A multi-objective genetic algorithm for optimisation of energy consumption and shop floor production performance
2016-07-13T12:43:43Z (GMT) by
Increasing energy price and requirements to reduce emission are new challenges faced by manufacturing enterprises. A considerable amount of energy is wasted by machines due to their underutilisation. Consequently, energy saving can be achieved by turning off the machines when they lay idle for a comparatively long period. Otherwise, turning the machine off and back on will consume more energy than leave it stay idle. Thus, an effective way to reduce energy consumption at the system level is by employing intelligent scheduling techniques which are capable of integrating fragmented short idle periods on the machines into large ones. Such scheduling will create opportunities for switching off underutilised resources while at the same time maintaining the production performance.
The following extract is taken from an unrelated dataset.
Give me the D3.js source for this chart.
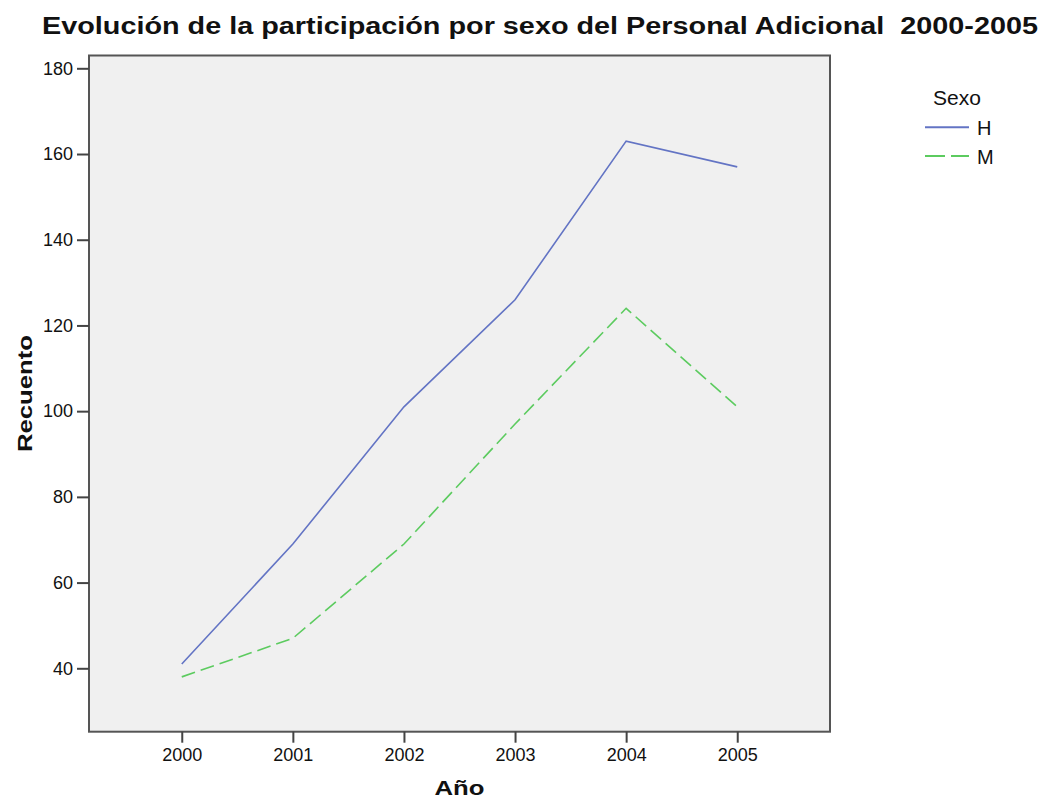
<!DOCTYPE html>
<html>
<head>
<meta charset="utf-8">
<script src="https://cdn.jsdelivr.net/npm/d3@7"></script>
<style>
  body { margin: 0; background: #fff; }
  svg text { font-family: "Liberation Sans", Arial, sans-serif; fill: #111; }
</style>
</head>
<body>
<svg id="chart" width="1045" height="798"></svg>
<script>
// data
const years = [2000, 2001, 2002, 2003, 2004, 2005];
const hombres = [41, 69, 101, 126, 163, 157];
const mujeres = [38, 47, 69, 97, 124, 101];
const yTicks = [40, 60, 80, 100, 120, 140, 160, 180];

const series = [
    { name: "H", values: hombres, color: "#6374c4", dash: null, legendDash: null },
    { name: "M", values: mujeres, color: "#5ccb5f", dash: "14,6", legendDash: "20,6" }
];

const svg = d3.select("#chart");
const plotL = 89, plotR = 830, plotT = 55.5, plotB = 731.7;

const x = d3.scalePoint().domain(years).range([plotL, plotR]).padding(0.835);
// 40 -> 668.3, 180 -> 68.3
const y = d3.scaleLinear().domain([40, 180]).range([668.3, 68.3]);

// plot background + frame
svg.append("rect")
    .attr("x", plotL).attr("y", plotT)
    .attr("width", plotR - plotL).attr("height", plotB - plotT)
    .attr("fill", "#f0f0f0")
    .attr("stroke", "#555").attr("stroke-width", 2);

// title (keeps the double space before the years)
svg.append("text")
    .attr("x", 42).attr("y", 34)
    .attr("textLength", 996).attr("lengthAdjust", "spacingAndGlyphs")
    .style("font-size", "23px").style("font-weight", "bold")
    .style("white-space", "pre")
    .text("Evolución de la participación por sexo del Personal Adicional  2000-2005");

// y axis
const yAxis = svg.append("g")
    .attr("transform", "translate(" + plotL + ",0)")
    .call(d3.axisLeft(y).tickValues(yTicks).tickSize(12).tickPadding(4).tickFormat(d3.format("d")));
yAxis.select(".domain").remove();
yAxis.selectAll(".tick line").attr("stroke", "#444").attr("stroke-width", 2);
yAxis.selectAll(".tick text").style("font-size", "18px").attr("fill", "#222");

// x axis
const xAxis = svg.append("g")
    .attr("transform", "translate(0," + plotB + ")")
    .call(d3.axisBottom(x).tickSize(11).tickPadding(6));
xAxis.select(".domain").remove();
xAxis.selectAll(".tick line").attr("stroke", "#444").attr("stroke-width", 2);
xAxis.selectAll(".tick text").style("font-size", "18px").attr("fill", "#222");

// axis titles
svg.append("text")
    .attr("x", (plotL + plotR) / 2).attr("y", 795)
    .attr("text-anchor", "middle")
    .attr("textLength", 50).attr("lengthAdjust", "spacingAndGlyphs")
    .style("font-size", "21px").style("font-weight", "bold")
    .text("Año");

svg.append("text")
    .attr("transform", "translate(32," + (plotT + plotB) / 2 + ") rotate(-90)")
    .attr("text-anchor", "middle")
    .attr("textLength", 117).attr("lengthAdjust", "spacingAndGlyphs")
    .style("font-size", "21px").style("font-weight", "bold")
    .text("Recuento");

// lines
const line = d3.line()
    .x((d, i) => x(years[i]))
    .y(d => y(d));

for (const s of series) {
    svg.append("path")
        .datum(s.values)
        .attr("d", line)
        .attr("fill", "none")
        .attr("stroke", s.color)
        .attr("stroke-width", 1.6)
        .attr("stroke-dasharray", s.dash);
}

// legend
const legend = svg.append("g");
legend.append("text")
    .attr("x", 933).attr("y", 105)
    .style("font-size", "21px").attr("fill", "#333")
    .text("Sexo");

series.forEach(function (s, i) {
    let ly = 127.3 + i * 28.7;
    legend.append("line")
        .attr("x1", 925).attr("x2", 969)
        .attr("y1", ly).attr("y2", ly)
        .attr("stroke", s.color).attr("stroke-width", 2)
        .attr("stroke-dasharray", s.legendDash);
    legend.append("text")
        .attr("x", 977).attr("y", ly + 8)
        .style("font-size", "20px").attr("fill", "#222")
        .text(s.name);
});
</script>
</body>
</html>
This paper introduces a model for the bi-objective optimisation problem that minimises the total non-processing electricity consumption and total weighted tardiness in a job shop. The Turn off/Turn on is applied as one of the electricity saving approaches. A novel multi-objective genetic algorithm based on NSGA-II is developed. Two new steps are introduced for the purpose of expanding the solution pool and then selecting the elite solutions. The research presented in this paper is focused on the classical job shop environment, which is widely used in the manufacturing industry and provides considerable opportunities for energy saving. The algorithm is validated on job shop problem instances to show its effectiveness.